In The Edge of Democracy, 36-year-old filmmaker Petra Costa uses her personal story to argue that Brazil's democracy is at risk after the abrupt end to governments led by the leftist Workers' Party between 2003 and 2016.
Leftists argue the accusation of fiscal manipulation of the budget against Rousseff is not a crime and not an impeachable offence. Right-wingers insist that is the case, and some of them argue there were enough problems in Rousseff's administration to do away with it anyway.
With Rousseff's removal in 2016, her conservative vice president, Michel Temer, assumed power and in 2018, far-right candidate Jair Bolsonaro defeated the Workers' Party candidate to win the presidency.
Leftist politicians said the nomination validates their interpretation of Rousseff's impeachment as a soft coup, as Costa suggests. Brazil's congress had also impeached President Fernando Collor de Mello in 1992 due to corruption charges, but that process was much less divisive.
“The story of the 2016 coup that removed me from the presidency through a fraudulent impeachment has taken the world,” Rousseff said in a statement.
“The movie shows how my removal from power - and the venal media and Brazilian political and economic elites charged against democracy in this country - resulted in the rise of a far-right candidate in 2018.”

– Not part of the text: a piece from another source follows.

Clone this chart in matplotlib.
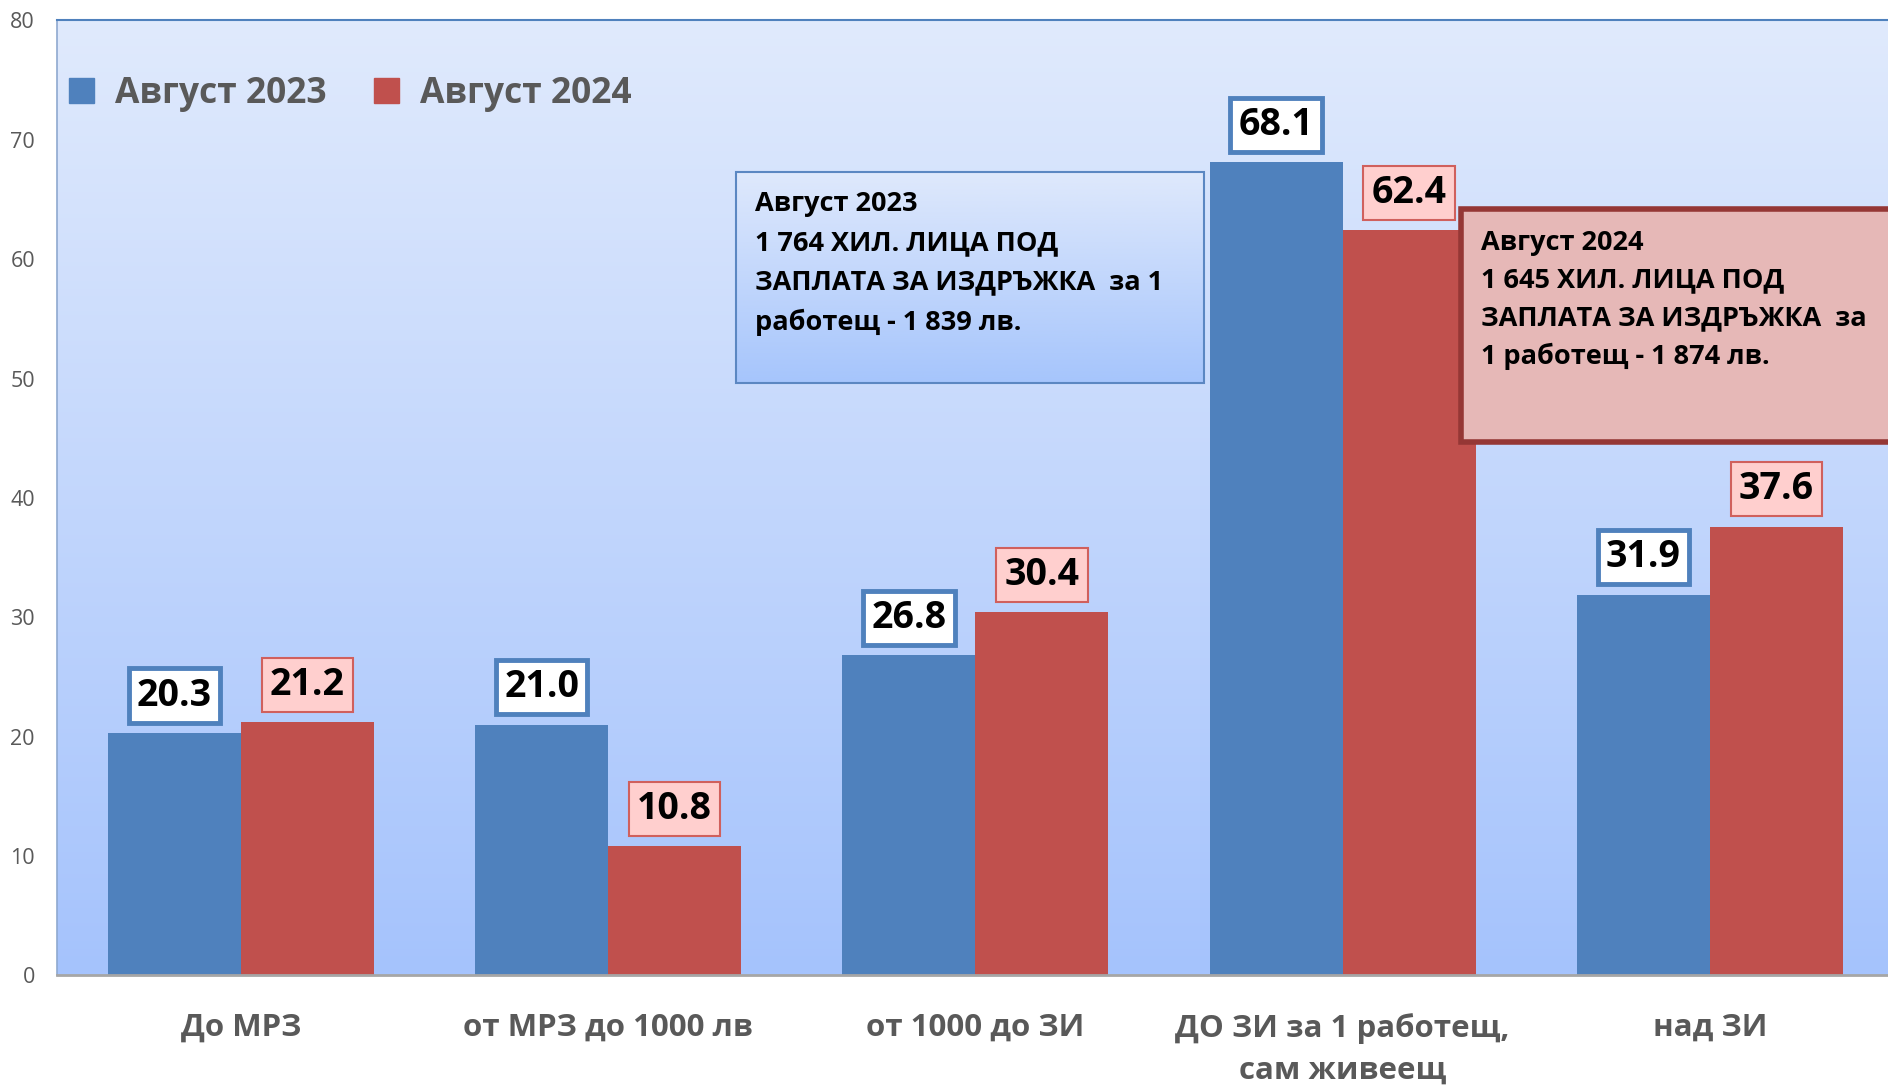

Rousseff's mentor, former president Luiz Inácio Lula da Silva, who recently was released from jail pending appeal of his corruption conviction, praised Costa on Twitter for “the seriousness in which she narrated this important time of our history."
“Truth will prevail,” he wrote.
Conservatives fired back, slamming the film's veracity and insisting Brazil's first female president deserved to be ousted for manipulating budget figures. During her impeachment trials, Rousseff's popularity rating was in the single digits and her administration was largely blamed for the country's economic crisis after a decade of gains.
“Congratulations to filmmaker Petra Costa on her nomination for best fiction and fantasy," the Brazilian Social Democracy Party, which was instrumental in Rousseff's impeachment process, said on Twitter.
Roberto Alvim, Bolsonaro's secretary of culture, also said Costa's documentary amounts to fiction and told local newspaper Folha de S.Paulo that its recognition by Hollywood proves the culture wars are being waged internationally.
Brazil's president, who has criticised artists and the country's movie industry since his days as a lawmaker, has not made any comments about the nomination so far.
Costa, for her part, said on her social media channels that the documentary was urgent “in a time where the far right is spreading like an epidemic.”
The other films nominated for best documentary are American Factory, The Cave, For Sama and Honeyland. The winning film will be announced at a February 9 ceremony in Los Angeles.